*Provided information*

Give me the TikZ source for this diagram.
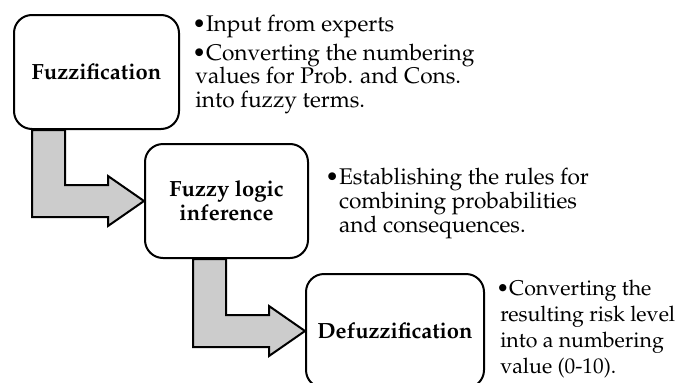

* * *

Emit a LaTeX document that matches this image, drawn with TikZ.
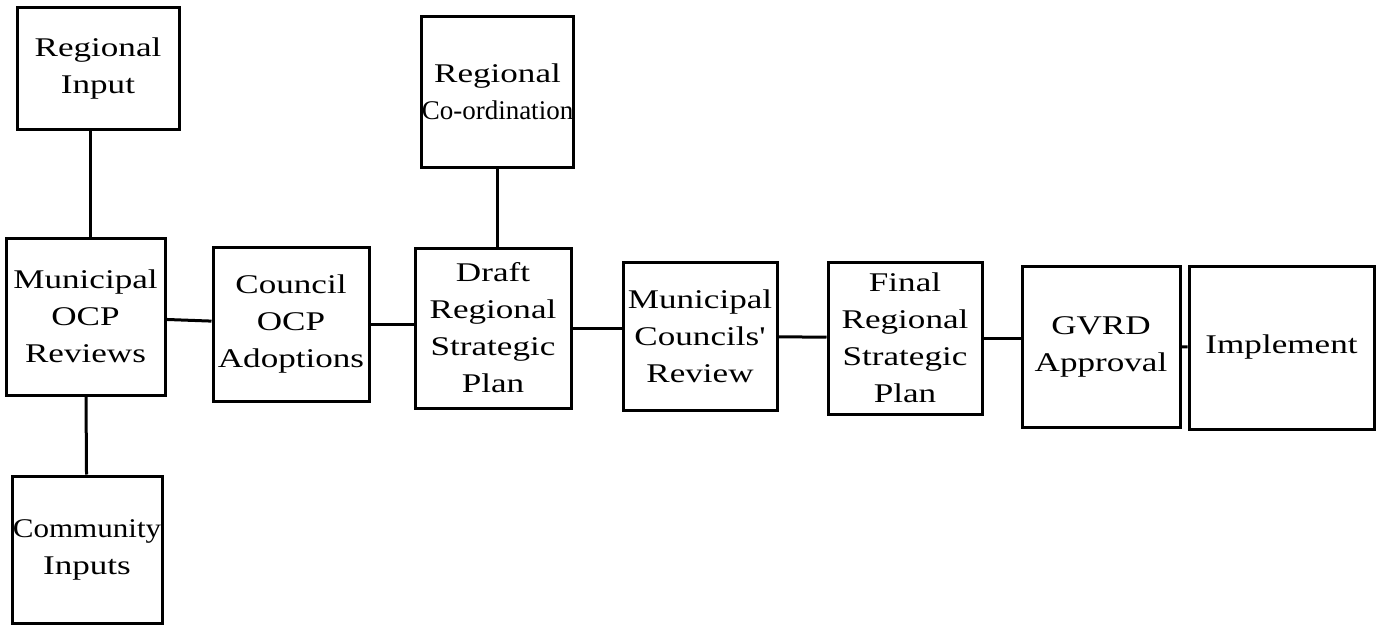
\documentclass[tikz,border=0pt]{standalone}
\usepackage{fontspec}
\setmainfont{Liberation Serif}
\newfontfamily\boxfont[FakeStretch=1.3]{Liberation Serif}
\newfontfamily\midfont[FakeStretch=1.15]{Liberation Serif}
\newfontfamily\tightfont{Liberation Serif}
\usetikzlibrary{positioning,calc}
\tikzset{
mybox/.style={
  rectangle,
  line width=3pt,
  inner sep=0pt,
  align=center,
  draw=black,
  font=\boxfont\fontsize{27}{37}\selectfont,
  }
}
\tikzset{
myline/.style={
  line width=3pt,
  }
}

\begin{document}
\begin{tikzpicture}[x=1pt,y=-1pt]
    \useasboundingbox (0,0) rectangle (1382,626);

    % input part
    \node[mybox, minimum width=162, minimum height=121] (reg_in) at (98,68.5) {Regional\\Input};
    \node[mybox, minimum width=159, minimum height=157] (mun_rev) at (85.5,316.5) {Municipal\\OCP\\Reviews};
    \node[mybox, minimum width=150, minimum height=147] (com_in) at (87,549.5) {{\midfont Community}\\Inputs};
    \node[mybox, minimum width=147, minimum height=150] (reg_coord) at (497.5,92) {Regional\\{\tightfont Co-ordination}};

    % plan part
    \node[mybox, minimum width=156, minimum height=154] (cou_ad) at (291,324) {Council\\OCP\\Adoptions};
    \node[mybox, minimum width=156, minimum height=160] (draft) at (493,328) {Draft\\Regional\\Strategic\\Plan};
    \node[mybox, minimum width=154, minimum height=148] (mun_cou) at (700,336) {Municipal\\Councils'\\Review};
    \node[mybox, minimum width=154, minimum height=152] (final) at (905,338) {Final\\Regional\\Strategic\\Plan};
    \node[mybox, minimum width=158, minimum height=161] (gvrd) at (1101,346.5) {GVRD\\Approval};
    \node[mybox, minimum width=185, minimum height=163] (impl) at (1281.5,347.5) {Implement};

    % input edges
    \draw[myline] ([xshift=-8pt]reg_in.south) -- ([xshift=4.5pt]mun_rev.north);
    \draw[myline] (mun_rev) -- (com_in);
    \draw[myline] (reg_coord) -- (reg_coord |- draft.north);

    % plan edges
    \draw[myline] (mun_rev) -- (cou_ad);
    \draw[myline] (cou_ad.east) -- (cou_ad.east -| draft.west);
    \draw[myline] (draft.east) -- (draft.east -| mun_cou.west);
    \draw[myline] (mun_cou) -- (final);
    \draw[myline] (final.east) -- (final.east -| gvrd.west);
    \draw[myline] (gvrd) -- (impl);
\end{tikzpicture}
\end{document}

---

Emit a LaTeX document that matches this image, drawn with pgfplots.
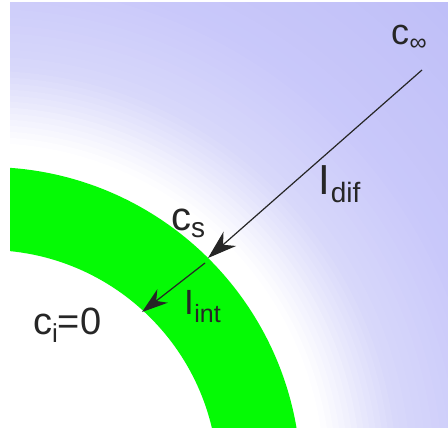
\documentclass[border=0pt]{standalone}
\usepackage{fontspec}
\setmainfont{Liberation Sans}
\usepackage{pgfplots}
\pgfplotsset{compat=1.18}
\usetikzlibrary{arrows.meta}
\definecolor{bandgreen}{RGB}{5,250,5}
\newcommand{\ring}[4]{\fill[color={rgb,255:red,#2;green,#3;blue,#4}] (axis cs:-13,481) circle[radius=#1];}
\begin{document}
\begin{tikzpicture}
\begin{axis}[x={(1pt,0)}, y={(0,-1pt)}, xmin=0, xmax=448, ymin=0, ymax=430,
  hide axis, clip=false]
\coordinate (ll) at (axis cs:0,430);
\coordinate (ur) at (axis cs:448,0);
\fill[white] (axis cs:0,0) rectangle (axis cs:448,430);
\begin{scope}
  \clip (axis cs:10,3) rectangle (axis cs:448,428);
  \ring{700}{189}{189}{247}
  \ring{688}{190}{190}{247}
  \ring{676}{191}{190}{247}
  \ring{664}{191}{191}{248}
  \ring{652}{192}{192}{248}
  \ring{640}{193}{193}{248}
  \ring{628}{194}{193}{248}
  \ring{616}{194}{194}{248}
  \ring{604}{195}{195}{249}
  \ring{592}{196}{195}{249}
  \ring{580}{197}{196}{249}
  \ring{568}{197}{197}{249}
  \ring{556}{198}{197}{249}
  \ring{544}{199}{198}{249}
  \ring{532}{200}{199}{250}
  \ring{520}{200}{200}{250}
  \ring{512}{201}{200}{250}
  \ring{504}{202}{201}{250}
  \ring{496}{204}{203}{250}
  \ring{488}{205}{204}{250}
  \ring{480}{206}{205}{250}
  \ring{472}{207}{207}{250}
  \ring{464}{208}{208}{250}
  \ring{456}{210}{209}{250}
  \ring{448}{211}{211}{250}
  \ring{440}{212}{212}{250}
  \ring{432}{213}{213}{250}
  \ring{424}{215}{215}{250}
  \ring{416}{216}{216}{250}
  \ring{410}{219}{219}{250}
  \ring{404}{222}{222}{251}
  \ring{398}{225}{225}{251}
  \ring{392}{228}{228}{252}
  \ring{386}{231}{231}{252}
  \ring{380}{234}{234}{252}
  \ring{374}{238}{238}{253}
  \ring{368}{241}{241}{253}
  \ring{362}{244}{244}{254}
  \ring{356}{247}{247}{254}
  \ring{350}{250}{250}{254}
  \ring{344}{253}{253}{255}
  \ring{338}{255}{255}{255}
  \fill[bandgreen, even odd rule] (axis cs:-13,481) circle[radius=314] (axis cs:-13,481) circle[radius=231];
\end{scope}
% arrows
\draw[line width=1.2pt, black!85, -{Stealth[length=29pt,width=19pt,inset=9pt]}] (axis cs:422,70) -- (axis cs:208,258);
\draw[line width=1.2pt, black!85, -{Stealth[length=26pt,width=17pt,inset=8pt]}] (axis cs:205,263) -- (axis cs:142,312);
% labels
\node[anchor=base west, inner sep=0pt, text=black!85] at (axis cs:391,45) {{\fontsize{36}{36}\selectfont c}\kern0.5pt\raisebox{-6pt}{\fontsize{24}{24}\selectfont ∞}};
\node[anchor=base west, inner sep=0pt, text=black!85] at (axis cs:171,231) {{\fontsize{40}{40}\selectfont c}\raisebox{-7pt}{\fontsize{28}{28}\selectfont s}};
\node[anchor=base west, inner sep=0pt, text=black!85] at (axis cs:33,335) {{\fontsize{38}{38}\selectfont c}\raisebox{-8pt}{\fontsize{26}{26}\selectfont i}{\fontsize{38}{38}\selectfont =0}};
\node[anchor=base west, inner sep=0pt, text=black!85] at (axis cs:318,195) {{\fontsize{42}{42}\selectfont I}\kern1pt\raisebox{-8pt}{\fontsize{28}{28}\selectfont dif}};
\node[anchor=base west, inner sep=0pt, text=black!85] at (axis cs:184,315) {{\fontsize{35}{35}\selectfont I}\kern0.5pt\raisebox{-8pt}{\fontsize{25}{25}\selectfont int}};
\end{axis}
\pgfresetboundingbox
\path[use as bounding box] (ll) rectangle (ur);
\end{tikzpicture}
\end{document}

*Written problem*
Output exactly the lines from the one containing "Emit a LaTeX document that matches this image, drawn with TikZ." through the one containing "(reg_coord |- draft.north);", both included, and nothing else; leave out any pictures.

*Solution for this task*
Emit a LaTeX document that matches this image, drawn with TikZ.
\documentclass[tikz,border=0pt]{standalone}
\usepackage{fontspec}
\setmainfont{Liberation Serif}
\newfontfamily\boxfont[FakeStretch=1.3]{Liberation Serif}
\newfontfamily\midfont[FakeStretch=1.15]{Liberation Serif}
\newfontfamily\tightfont{Liberation Serif}
\usetikzlibrary{positioning,calc}
\tikzset{
mybox/.style={
  rectangle,
  line width=3pt,
  inner sep=0pt,
  align=center,
  draw=black,
  font=\boxfont\fontsize{27}{37}\selectfont,
  }
}
\tikzset{
myline/.style={
  line width=3pt,
  }
}

\begin{document}
\begin{tikzpicture}[x=1pt,y=-1pt]
    \useasboundingbox (0,0) rectangle (1382,626);

    % input part
    \node[mybox, minimum width=162, minimum height=121] (reg_in) at (98,68.5) {Regional\\Input};
    \node[mybox, minimum width=159, minimum height=157] (mun_rev) at (85.5,316.5) {Municipal\\OCP\\Reviews};
    \node[mybox, minimum width=150, minimum height=147] (com_in) at (87,549.5) {{\midfont Community}\\Inputs};
    \node[mybox, minimum width=147, minimum height=150] (reg_coord) at (497.5,92) {Regional\\{\tightfont Co-ordination}};

    % plan part
    \node[mybox, minimum width=156, minimum height=154] (cou_ad) at (291,324) {Council\\OCP\\Adoptions};
    \node[mybox, minimum width=156, minimum height=160] (draft) at (493,328) {Draft\\Regional\\Strategic\\Plan};
    \node[mybox, minimum width=154, minimum height=148] (mun_cou) at (700,336) {Municipal\\Councils'\\Review};
    \node[mybox, minimum width=154, minimum height=152] (final) at (905,338) {Final\\Regional\\Strategic\\Plan};
    \node[mybox, minimum width=158, minimum height=161] (gvrd) at (1101,346.5) {GVRD\\Approval};
    \node[mybox, minimum width=185, minimum height=163] (impl) at (1281.5,347.5) {Implement};

    % input edges
    \draw[myline] ([xshift=-8pt]reg_in.south) -- ([xshift=4.5pt]mun_rev.north);
    \draw[myline] (mun_rev) -- (com_in);
    \draw[myline] (reg_coord) -- (reg_coord |- draft.north);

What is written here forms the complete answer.